In the aftermath of the global liquidity crisis and fears of a global recession, Indian stock markets have also been hit and it may be some time before they stabilise.

World over, the bulls have clearly been overpowered by the bears, and last week’s collapse seen across all global indices is proof of the same . Nearly half the decline in the value of these indices (since the beginning of the year) has been in the last week.

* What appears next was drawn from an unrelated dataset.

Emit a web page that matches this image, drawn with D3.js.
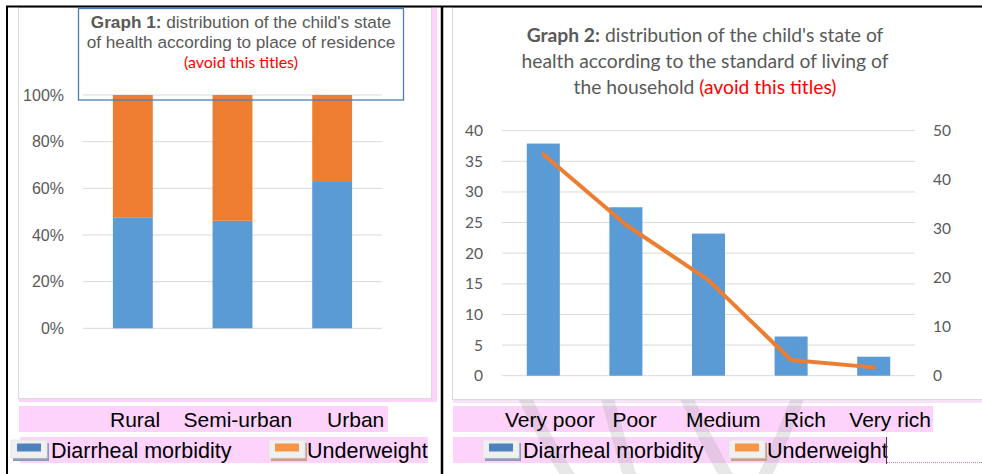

As far as the Indian markets are concerned, the BSE Sensex, which accounts for nearly 50 per cent of the total market capitalisation of listed stocks on the BSE, declined by nearly 16 per cent in the last one week, taking the total decline since the beginning of the year to 48 per cent. But, have the country’s fundamentals changed so dramatically warranting such a fall? It’s still too early to say that. So, what has led to this grim situation and how long will the pain last? Read on to know the answers.

 

The global crisis

The mis-pricing of credit and derivative instruments in the US is where the problems started, and later spread to other regions of the world including the UK, Europe, Japan and other Asian countries. The worrying factor is that what started as a US subprime crisis has now evolved into a global financial crisis, wherein liquidity has almost dried up. The current crisis is unique as it is the worst the world has seen in many decades. The concerted efforts of central bankers in developed nations to pump in billions of dollars into their respective financial systems, followed by their commitment to come up with more funds to restore confidence into the system only points towards the seriousness of the problem. However, such confidence building moves have only provided relief in the short-term; to be precise, for not more than a few days.

The fear levels are now running high and have engulfed the investing community in a big way. And, India is no exception. Says Tridib Pathak, CIO-equities, Lotus Mutual Fund, “We are seeing collateral damage of a global financial meltdown. Now, this is leading people to believe that there is going to be a global recession.”

There is no stopping of bad news either, which is pouring from everywhere. In fact, some experts believe that the US is already in a recession. Last week, Singapore, too, announced that the country had slipped into a recession. With every passing day, the market is seeing an increasing probability of a global recession.

The International Monetary Fund’s belief that the world’s developed countries will grow at the slowest pace in 2009 since over two decades is further proof of the pudding. Little wonder then that stock, commodity and currency values across global markets are taking a knock. For instance, the Dow Jones Industrial Average fell by almost 19 per cent last week, to close at 8,451.19 points, its lowest since May 2003.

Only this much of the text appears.